Sauna Etiquette: Learn Your Dos and Don’ts in the Sauna Steam Room
Most gyms have saunas within the same setting, and usually, people who work out at the gym couple it up with profuse sauna sweating afterward. So, if it is your first time in a sauna, it is essential to learn what to do and what not to for appropriateness. Or if you go to a sauna in a different country even if you are used to the exercise, you will still need to research to learn on the basic rules of a sauna before you go in. Sauna rules differ from country to country on many grounds.
The Dos in the Sauna
Shower before you enter: People go to the sauna to relax. Showering before you enter the sauna is mandatory both foe people who came in from home or from the gym. That way, you get rid of germs and body odors that would otherwise make people in the sauna uncomfortable. It is also a way to maintain the cleanliness and germ-free state of the steam rooms.

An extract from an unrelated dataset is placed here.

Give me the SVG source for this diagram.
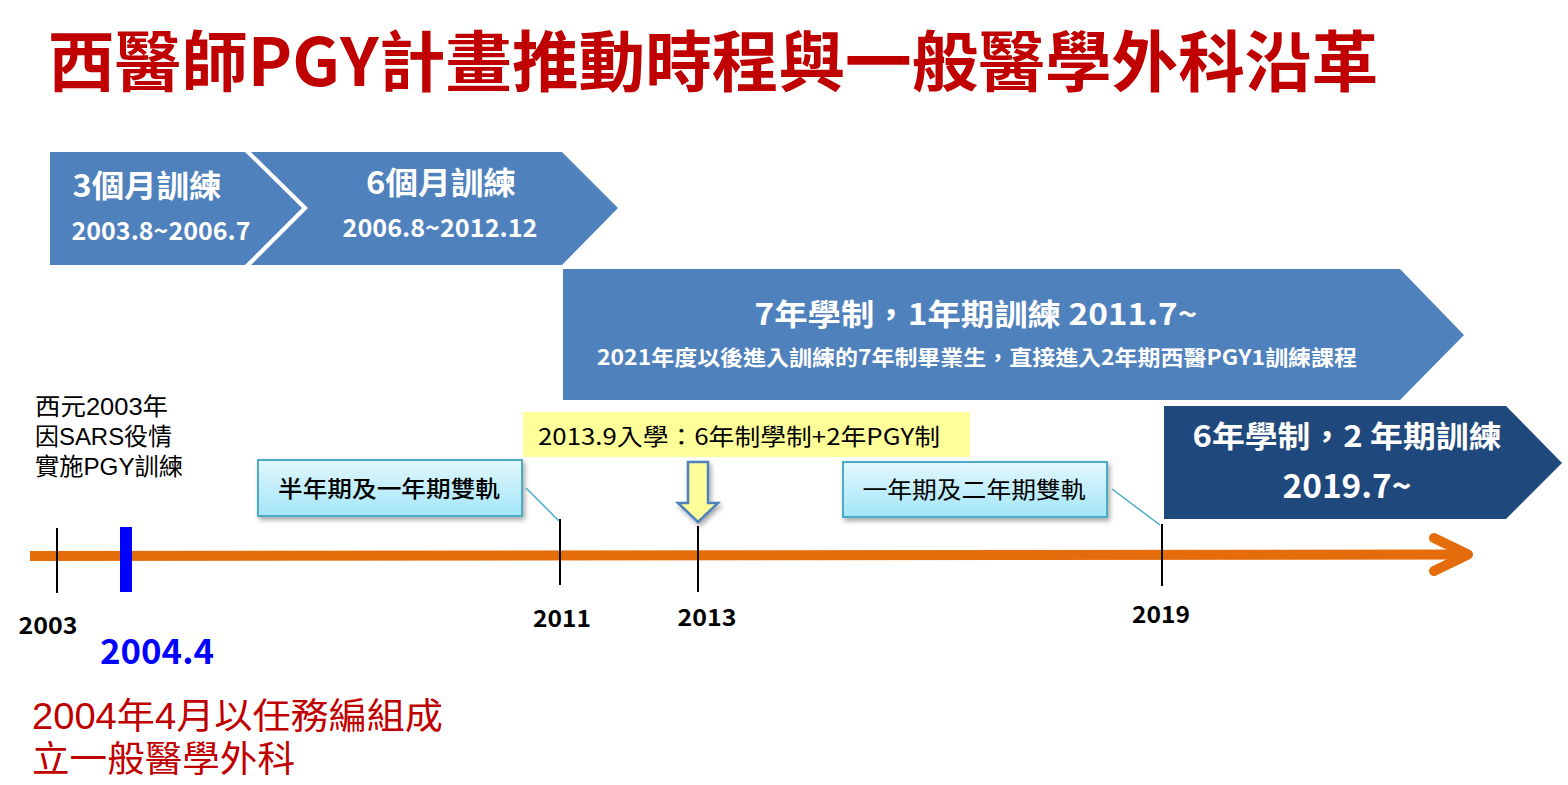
<svg xmlns="http://www.w3.org/2000/svg" width="1568" height="785" viewBox="0 0 1568 785">
<defs>
<style>
text{font-family:"Noto Sans CJK TC","Noto Sans CJK SC",sans-serif}
.ml{font-family:"Liberation Sans","Noto Sans CJK TC","Noto Sans CJK SC",sans-serif}
.w{fill:#ffffff;font-weight:700;text-anchor:middle}
.blk{fill:#000000}
.yr{fill:#000000;font-weight:700;font-size:23px;text-anchor:middle}
.tick{stroke:#000000;stroke-width:2;fill:none}
.call{stroke:#4bacc6;stroke-width:1.5;fill:none}
.cyan{fill:url(#cg);stroke:#4bacc6;stroke-width:2}
</style>
<linearGradient id="cg" x1="0" y1="0" x2="0" y2="1">
<stop offset="0" stop-color="#e2f7fc"/>
<stop offset="1" stop-color="#a3e6f8"/>
</linearGradient>
<filter id="sh" x="-10%" y="-20%" width="130%" height="150%">
<feGaussianBlur in="SourceAlpha" stdDeviation="2.5"/>
<feOffset dx="2" dy="3" result="b"/>
<feComponentTransfer><feFuncA type="linear" slope="0.35"/></feComponentTransfer>
<feMerge><feMergeNode/><feMergeNode in="SourceGraphic"/></feMerge>
</filter>
</defs>
<rect width="1568" height="785" fill="#ffffff"/>

<g id="title">
<text x="48" y="86" font-size="66" font-weight="700" fill="#c00000" textLength="1330" lengthAdjust="spacingAndGlyphs">西醫師PGY計畫推動時程與一般醫學外科沿革</text>
</g>

<g id="node-3m">
<polygon points="50,152 245,152 302,208 245,265 50,265" fill="#4f81bd"/>
<text class="w" x="147" y="197" font-size="31" textLength="149" lengthAdjust="spacingAndGlyphs">3個月訓練</text>
<text class="w" x="161" y="240" font-size="25" textLength="179" lengthAdjust="spacingAndGlyphs">2003.8~2006.7</text>
</g>

<g id="node-6m">
<polygon points="251,152 562,152 618,208 562,265 251,265 308,208" fill="#4f81bd"/>
<text class="w" x="441" y="194" font-size="31" textLength="150" lengthAdjust="spacingAndGlyphs">6個月訓練</text>
<text class="w" x="440" y="237" font-size="25" textLength="195" lengthAdjust="spacingAndGlyphs">2006.8~2012.12</text>
</g>

<g id="node-7y">
<polygon points="563,269 1400,269 1464,335 1400,400 563,400" fill="#4f81bd"/>
<text class="w" x="976" y="325" font-size="30" textLength="443" lengthAdjust="spacingAndGlyphs">7年學制，1年期訓練 2011.7~</text>
<text class="w" x="977" y="365" font-size="21" textLength="760" lengthAdjust="spacingAndGlyphs">2021年度以後進入訓練的7年制畢業生，直接進入2年期西醫PGY1訓練課程</text>
</g>

<g id="node-6y">
<polygon points="1164,406 1506,406 1562,463 1506,519 1164,519" fill="#1f497d"/>
<text class="w" x="1347" y="447" font-size="30" textLength="309" lengthAdjust="spacingAndGlyphs">6年學制，2 年期訓練</text>
<text class="w" x="1347" y="498" font-size="33" textLength="129" lengthAdjust="spacingAndGlyphs">2019.7~</text>
</g>

<g id="node-2013note">
<rect x="523" y="412" width="447" height="45" fill="#ffff99"/>
<text class="blk" x="538" y="445" font-size="23" textLength="402" lengthAdjust="spacingAndGlyphs">2013.9入學：6年制學制+2年PGY制</text>
</g>

<g id="node-downarrow">
<polygon points="688,462 708,462 708,503 718,503 698,522 678,503 688,503" fill="#ffff99" stroke="#4f81bd" stroke-width="2.5" stroke-linejoin="miter" filter="url(#sh)"/>
</g>

<g id="node-dual1">
<rect class="cyan" x="258" y="460" width="264" height="56" filter="url(#sh)"/>
<text class="blk" x="389" y="497" font-size="23" font-weight="500" text-anchor="middle" textLength="222" lengthAdjust="spacingAndGlyphs">半年期及一年期雙軌</text>
</g>

<g id="node-dual2">
<rect class="cyan" x="843" y="462" width="264" height="55" filter="url(#sh)"/>
<text class="blk" x="974" y="498" font-size="23" font-weight="400" text-anchor="middle" textLength="223" lengthAdjust="spacingAndGlyphs" fill="#222222">一年期及二年期雙軌</text>
</g>

<g id="note-sars">
<text class="blk ml" x="35" y="415" font-size="24" textLength="133" lengthAdjust="spacingAndGlyphs">西元2003年</text>
<text class="blk ml" x="35" y="445" font-size="24" textLength="137" lengthAdjust="spacingAndGlyphs">因SARS役情</text>
<text class="blk ml" x="35" y="475" font-size="24" textLength="148" lengthAdjust="spacingAndGlyphs">實施PGY訓練</text>
</g>

<g id="note-2004">
<text class="ml" x="32" y="729" font-size="36" fill="#c00000" textLength="411" lengthAdjust="spacingAndGlyphs">2004年4月以任務編組成</text>
<text class="ml" x="32" y="772" font-size="36" fill="#c00000" textLength="263" lengthAdjust="spacingAndGlyphs">立一般醫學外科</text>
</g>

<g id="connectors">
<line x1="30" y1="556" x2="1464" y2="554.5" stroke="#e46c0a" stroke-width="10"/>
<polyline points="1434,538 1468,554.5 1434,571" fill="none" stroke="#e46c0a" stroke-width="10" stroke-linecap="round" stroke-linejoin="round"/>
<line class="tick" x1="57" y1="528" x2="57" y2="593"/>
<rect x="120" y="527" width="12" height="65" fill="#0000ff"/>
<line class="tick" x1="560" y1="519" x2="560" y2="585"/>
<line class="tick" x1="698" y1="526" x2="698" y2="592"/>
<line class="tick" x1="1162" y1="524" x2="1162" y2="586"/>
<line class="call" x1="526" y1="488" x2="559" y2="521"/>
<line class="call" x1="1112" y1="489" x2="1160" y2="525"/>
</g>

<g id="labels">
<text class="yr" x="48" y="634" textLength="59" lengthAdjust="spacingAndGlyphs">2003</text>
<text class="yr" x="562" y="627" textLength="58" lengthAdjust="spacingAndGlyphs">2011</text>
<text class="yr" x="707" y="626" textLength="59" lengthAdjust="spacingAndGlyphs">2013</text>
<text class="yr" x="1161" y="623" textLength="58" lengthAdjust="spacingAndGlyphs">2019</text>
<text x="157" y="664" font-size="34" font-weight="700" fill="#0000ff" text-anchor="middle" textLength="114" lengthAdjust="spacingAndGlyphs">2004.4</text>
</g>
</svg>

Image: A sauna with Shower. Photo taken from papersimple
Carry towels: In most saunas, towels will be provided for while others not. Ensure you have at least three towels before you go to the sauna. One towel is for laying or sitting on, the second is for covering yourself with, and the third is for drying up yourself on exit from the sauna. The third one is to be left outside until your session is over.
Dress appropriately: This depends on the sauna you are going to. Most saunas in the United States, for instance, will require you to have either a towel on or wear a swimsuit to the sauna. But if you are going to a sauna in Germany, for example, chances are you will run into a naked sauna. The deal here is to dress according to what you find. If people are dressed or wrapped up, you should do the same. If people are naked, it will look awkward for you to be fully dressed therein
Maintain silence: Saunas are a place to relax and meditate the day away. If you happen to go into the sauna with a friend or a colleague, be sure to keep your conversations at their minimal volume. You do not want to distract someone else’s meditation and peaceful quiet.
Enter and leave quickly: Every time the sauna door closes and opens, a little steam is lost. Since steam is vital for every sauna, sauna users prefer constant steam heat. If you are coming in or leaving, do not linger at the door; be quick to not upset the other sauna users.
Be respectful of other sauna users: A sauna is a public place and you are bound to meet a couple of people in there. You are advised to be respectful of the people there at all times in all ways.
Ask before you add steam or heat: If at any point you want to pour water over the stones to change the heat or the steam levels, you are required to ask the other users first. The worst you could do in a sauna is to make every other user agitated about your actions.
The Don’ts in the Sauna Room
Do not shave or groom in the sauna. Consider the sauna room as a healthy and clean place and as such avoid doing your bathroom activities in there. Shavings, brushing your hair, among other grooming activities are not advisable in the sauna.
Do not spit. Again, consider the sauna as a clean and hygienic place. Do not be tempted to spit anywhere: on the floor or on the rocks, as it would make other sauna users seriously uncomfortable.
Do not pour excess water on the rocks. Overwatering the stones will make the room fill up with heat as opposed to steam. While you would prefer the heat, it will be uncomfortable for those who prefer the steam. You may want to ask others what they prefer first.
Sit still or lie still. Working out is not allowed in the steam room, nor is moving up and down all the time. The rule of the thumb is if you cannot sit still, leave the room!
Do not over-relax. Yes, the feeling of just sitting there and relaxing while sweating it all away is fantastic, to say the least. But if you go making those groans, moans, and sighs aloud, you will be going way overboard. Just remember that people love their peace and quiet as they relax and sweat all the stress away.
Do not carry your phone, tablet, or other electronics into the sauna. For the simple reason, that excess steam and moisture will get to them first. Also, since the sauna is primarily for relaxing and being quiet, playing music and watching those videos is noisy and it will make your fellow sauna users annoyed, to say the least.
Do not use the sauna as your clothes’ drier. Some people think that as they sit and relax sweating, so can their clothes hang around and dry because of the heat in the sauna room. Well, this is considered bad sauna etiquette on top of being a hazard having a cloth hanging anywhere near the hot rocks.
Image: People at Sauna. Photo taken from Winerest
Generally, there are specific guidelines and rules of the thumb when you are having a sauna birth. These might depend on which country you are in; some countries like Finland and Sweden take the sauna bathing exercise literally seriously and sacred and you may consider researching on them before indulging. It may help to have a sauna in a place that is near a lake or a swimming pool, because in the breaks in between, you will need to take a dive in the pool or lake before returning for more sweating. Some countries even dig holes in a frozen lake to make it even more exciting. The contrast of hot and cold will do you more good sealing in the effects and results of the sauna in the long run.